■ Aim
Print the whole listing exactly.
========================
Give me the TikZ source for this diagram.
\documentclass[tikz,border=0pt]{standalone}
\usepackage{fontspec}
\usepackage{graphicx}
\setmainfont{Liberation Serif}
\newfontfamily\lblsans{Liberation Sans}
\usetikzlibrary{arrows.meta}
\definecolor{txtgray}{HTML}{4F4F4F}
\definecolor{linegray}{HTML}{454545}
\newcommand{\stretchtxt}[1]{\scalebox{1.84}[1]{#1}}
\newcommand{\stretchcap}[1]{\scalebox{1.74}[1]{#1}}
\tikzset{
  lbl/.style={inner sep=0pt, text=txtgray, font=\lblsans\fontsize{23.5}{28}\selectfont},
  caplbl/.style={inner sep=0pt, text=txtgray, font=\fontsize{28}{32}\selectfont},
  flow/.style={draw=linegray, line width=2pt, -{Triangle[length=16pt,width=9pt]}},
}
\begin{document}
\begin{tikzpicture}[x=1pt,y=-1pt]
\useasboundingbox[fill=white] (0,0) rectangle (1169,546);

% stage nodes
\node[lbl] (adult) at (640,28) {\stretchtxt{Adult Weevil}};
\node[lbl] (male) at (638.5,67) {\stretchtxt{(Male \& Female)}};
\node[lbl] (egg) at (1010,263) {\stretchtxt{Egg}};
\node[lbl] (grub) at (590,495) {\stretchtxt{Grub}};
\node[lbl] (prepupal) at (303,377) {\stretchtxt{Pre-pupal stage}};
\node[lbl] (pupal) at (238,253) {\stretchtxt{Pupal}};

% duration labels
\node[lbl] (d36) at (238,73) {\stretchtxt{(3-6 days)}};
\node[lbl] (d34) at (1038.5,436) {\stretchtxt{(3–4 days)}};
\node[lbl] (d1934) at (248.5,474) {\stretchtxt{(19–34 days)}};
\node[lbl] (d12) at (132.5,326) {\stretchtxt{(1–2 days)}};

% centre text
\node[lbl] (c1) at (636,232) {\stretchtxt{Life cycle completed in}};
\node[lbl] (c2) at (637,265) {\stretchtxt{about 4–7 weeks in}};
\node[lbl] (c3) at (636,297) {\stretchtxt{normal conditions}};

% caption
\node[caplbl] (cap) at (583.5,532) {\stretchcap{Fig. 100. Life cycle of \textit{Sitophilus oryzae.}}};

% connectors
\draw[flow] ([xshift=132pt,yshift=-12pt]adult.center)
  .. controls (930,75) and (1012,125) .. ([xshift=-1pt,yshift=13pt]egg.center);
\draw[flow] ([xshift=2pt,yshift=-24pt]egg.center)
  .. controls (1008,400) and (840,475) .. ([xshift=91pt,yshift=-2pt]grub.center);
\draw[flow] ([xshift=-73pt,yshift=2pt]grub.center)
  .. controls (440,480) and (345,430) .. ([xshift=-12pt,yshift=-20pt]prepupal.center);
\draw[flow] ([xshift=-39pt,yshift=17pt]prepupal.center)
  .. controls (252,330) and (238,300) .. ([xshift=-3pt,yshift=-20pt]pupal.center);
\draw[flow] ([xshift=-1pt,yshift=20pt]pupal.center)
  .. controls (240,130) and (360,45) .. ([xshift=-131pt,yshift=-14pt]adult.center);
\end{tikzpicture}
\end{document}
========================
■ Solution to this problem
Give me the TikZ source for this diagram.
\documentclass[tikz,border=0pt]{standalone}
\usepackage{fontspec}
\usepackage{graphicx}
\setmainfont{Liberation Serif}
\newfontfamily\lblsans{Liberation Sans}
\usetikzlibrary{arrows.meta}
\definecolor{txtgray}{HTML}{4F4F4F}
\definecolor{linegray}{HTML}{454545}
\newcommand{\stretchtxt}[1]{\scalebox{1.84}[1]{#1}}
\newcommand{\stretchcap}[1]{\scalebox{1.74}[1]{#1}}
\tikzset{
  lbl/.style={inner sep=0pt, text=txtgray, font=\lblsans\fontsize{23.5}{28}\selectfont},
  caplbl/.style={inner sep=0pt, text=txtgray, font=\fontsize{28}{32}\selectfont},
  flow/.style={draw=linegray, line width=2pt, -{Triangle[length=16pt,width=9pt]}},
}
\begin{document}
\begin{tikzpicture}[x=1pt,y=-1pt]
\useasboundingbox[fill=white] (0,0) rectangle (1169,546);

% stage nodes
\node[lbl] (adult) at (640,28) {\stretchtxt{Adult Weevil}};
\node[lbl] (male) at (638.5,67) {\stretchtxt{(Male \& Female)}};
\node[lbl] (egg) at (1010,263) {\stretchtxt{Egg}};
\node[lbl] (grub) at (590,495) {\stretchtxt{Grub}};
\node[lbl] (prepupal) at (303,377) {\stretchtxt{Pre-pupal stage}};
\node[lbl] (pupal) at (238,253) {\stretchtxt{Pupal}};

% duration labels
\node[lbl] (d36) at (238,73) {\stretchtxt{(3-6 days)}};
\node[lbl] (d34) at (1038.5,436) {\stretchtxt{(3–4 days)}};
\node[lbl] (d1934) at (248.5,474) {\stretchtxt{(19–34 days)}};
\node[lbl] (d12) at (132.5,326) {\stretchtxt{(1–2 days)}};

% centre text
\node[lbl] (c1) at (636,232) {\stretchtxt{Life cycle completed in}};
\node[lbl] (c2) at (637,265) {\stretchtxt{about 4–7 weeks in}};
\node[lbl] (c3) at (636,297) {\stretchtxt{normal conditions}};

% caption
\node[caplbl] (cap) at (583.5,532) {\stretchcap{Fig. 100. Life cycle of \textit{Sitophilus oryzae.}}};

% connectors
\draw[flow] ([xshift=132pt,yshift=-12pt]adult.center)
  .. controls (930,75) and (1012,125) .. ([xshift=-1pt,yshift=13pt]egg.center);
\draw[flow] ([xshift=2pt,yshift=-24pt]egg.center)
  .. controls (1008,400) and (840,475) .. ([xshift=91pt,yshift=-2pt]grub.center);
\draw[flow] ([xshift=-73pt,yshift=2pt]grub.center)
  .. controls (440,480) and (345,430) .. ([xshift=-12pt,yshift=-20pt]prepupal.center);
\draw[flow] ([xshift=-39pt,yshift=17pt]prepupal.center)
  .. controls (252,330) and (238,300) .. ([xshift=-3pt,yshift=-20pt]pupal.center);
\draw[flow] ([xshift=-1pt,yshift=20pt]pupal.center)
  .. controls (240,130) and (360,45) .. ([xshift=-131pt,yshift=-14pt]adult.center);
\end{tikzpicture}
\end{document}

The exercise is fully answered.